Читайте также: |
|
Выдающимся русским философом, продолжившим традицию оригинальной русской философии «серебряного века», был М.М. Бахтин (1895-1975).
Михаил Михайлович Бахтин родился в г. Орел, в 1913г. поступил на историко-филологический факультет Новороссийского университета в Одессе, затем перевелся на соответствующий факультет С.-Петербургского университета. Однако документальных свидетельств об окончании университета нет. В 1918-1924гг. Бахтин жил и работал в Невеле и Витебске, где сложился круг друзей и единомышленников, среди которых особенно близки Бахтину были философ и литературовед Л.В. Пумпянский и философ М.И. Каган. В эти годы, вероятно, были написаны опубликованные посмертно «К философии поступка» и «Автор и герой в эстетической деятельности». В 1924г. Бахтин возвращается в Ленинград, а в 1929г. выходит из печати одна из главных его работ «Проблемы творчества Ф.М. Достоевского», которая в 1963г., существенно переработанная, выходит под другим названием «Проблемы поэтики Ф.М. Достоевского». В декабре 1928г. был арестован в связи с делом общества «Воскресенье» и приговорен к пяти годам концлагерей. По состоянию здоровья и благодаря хлопотам друзей концлагерь заменили ссылкой в г. Кустанай (Казахстан). После окончания ссылки действует запрет на проживание в крупных городах и Бахтин сначала устраивается на работу в Мордовский пединститут (г. Саранск), а затем переезжает в г. Кимры, где с 1937 по 1945гг. работает школьным учителем. В 1945г. принимает приглашение Мордовского пединститута и с этого времени вплоть до выхода на пенсию в 1961г. работает заведующим литературоведческими кафедрами. К 1940г. Бахтин закончил большую работу о Ф. Рабле, которую в переработанном виде в 1946г. защитил в ИМЛИ (г. Москва) в качестве кандидатской диссертации. Эта работа была опубликована только в 1965г. под названием «Творчество Франсуа Рабле и народная культура Средневековья и Ренессанса».
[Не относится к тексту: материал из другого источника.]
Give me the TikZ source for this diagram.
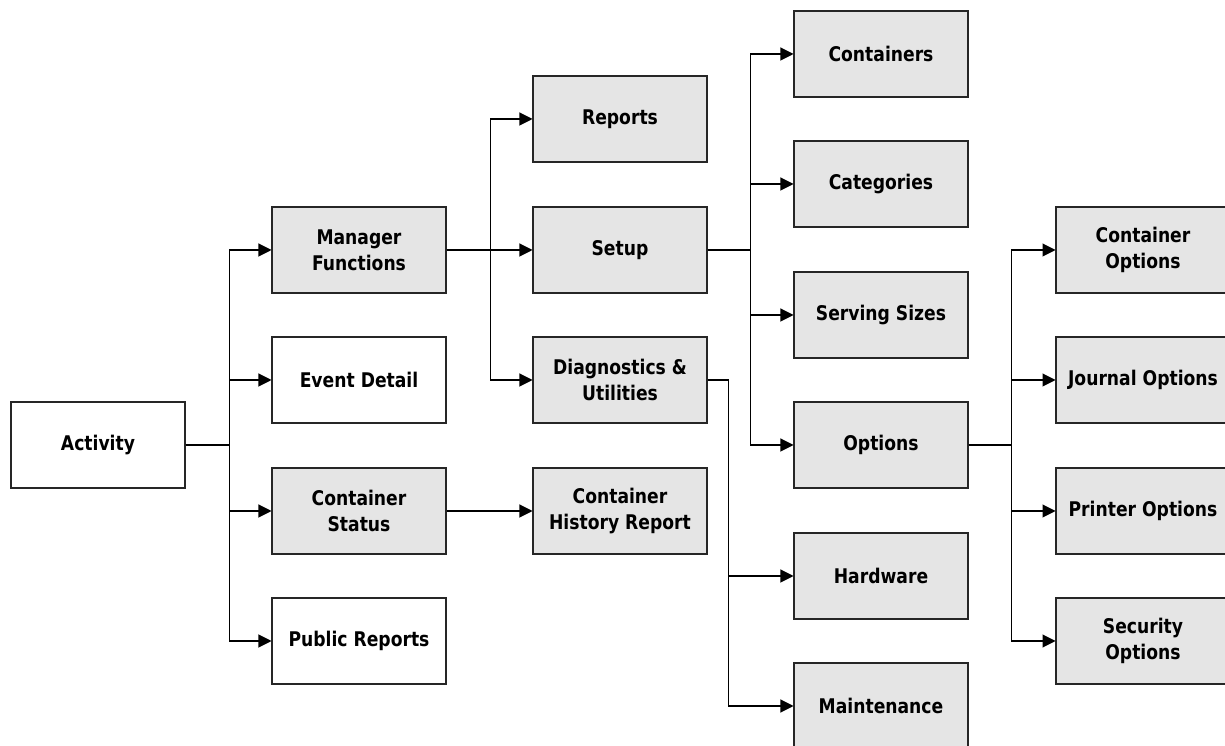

Говоря о том, что Бахтин был продолжателем оригинальной русской философии «серебряного века», мы не грешим против истины, если эту традицию понимать более широко, чем только как принадлежность к религиозно-философскому направлению метафизики всеединства. Тем не менее фундаментальные черты и этого направления – такие как несамодостаточность человека в бытии, его абсолютная зависимость от другого и в тоже время ответственность человека как за свой выбор, за свои поступки, так и за наличие разумного межличностного пространства – несомненно присутствуют в творчестве русского философа. Кроме того, в философской позиции мы без особых усилий можем найти характерные признаки, присущие экзистенциализму, герменевтики, неокантианству и др. Но, как и любой истинно выдающийся мыслитель, Бахтин сказал свое веское самостоятельное слово, которое невозможно втиснуть в узкие рамки по определению становящимися ограниченными философских направлений.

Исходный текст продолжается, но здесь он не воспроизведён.